The Commission's detailed examination of the state of training of the October 1941 reinforcements was largely the pursuit of a red herring. In some cases their training had reached a higher level than that of many of the men already in the battalions, particularly the recruits received over the summer whom the Commissioner never took into his calculations. In any event, it was the training standard of each battalion as a whole that was the point at issue.
The heavy emphasis certain officers placed on the importance of morale over training was an obvious ploy to distract attention from the units' training weakness. If this testimony is taken at face value and then brought to its logical conclusion, why bother to train at all? There were battalions in Canada whose men were better trained not only in personal military skills but in functioning and operating in battalion sub-units in the field as well. It was the weakness of the two Canadian battalions at Hong Kong in this latter area that was to cost them particularly dearly.
Any admission made at the hearings that the Royal Rifles and Winnipeg Grenadiers were less than adequately trained was usually tempered by the allegation that it was honestly thought that there would be sufficient time during their garrison duties at Hong Kong to rectify any deficiencies in training. This thesis seems also to have been accepted by historian C.P. Stacey. 93-1 Probably the most gaping loophole in this reasoning is that, if during ten months and sixteen months respectively on garrison duties in Newfoundland and Jamaica the battalions had not become ready for operational employment, what reason was there for assuming that similar duty in Hong Kong would do the job? Did they suspect the existence of some exotic oriental training potion?
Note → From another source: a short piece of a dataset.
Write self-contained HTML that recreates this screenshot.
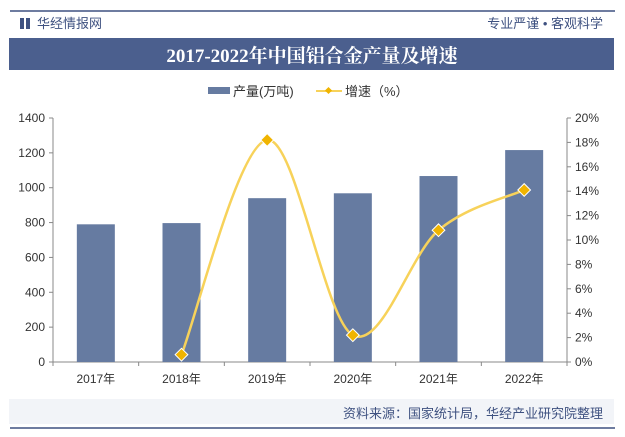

So what remains? Simply this; those officers who spouted their pious platitudes at the Royal Commission about the importance of morale and esprit de corps were right in one way. The men of the Royal Rifles of Canada and the Winnipeg Grenadiers were all volunteers and so were the reinforcements who joined them. Their esprit de corps was undoubtedly high, and ill-trained as they were, at Hong Kong it was almost the only thing they had. Morale is no substitute for training, but they made it do. Fighting as strangers in a strange land, split up, and thrown into attack after attack against overwhelming odds over appallingly rough terrain, they never broke, they inflicted savage losses upon their enemies, and they put up a fight which, despite Canadian ignorance and British mud-slinging, deserves to live forever. But did the odds have to be so heavily stacked against them?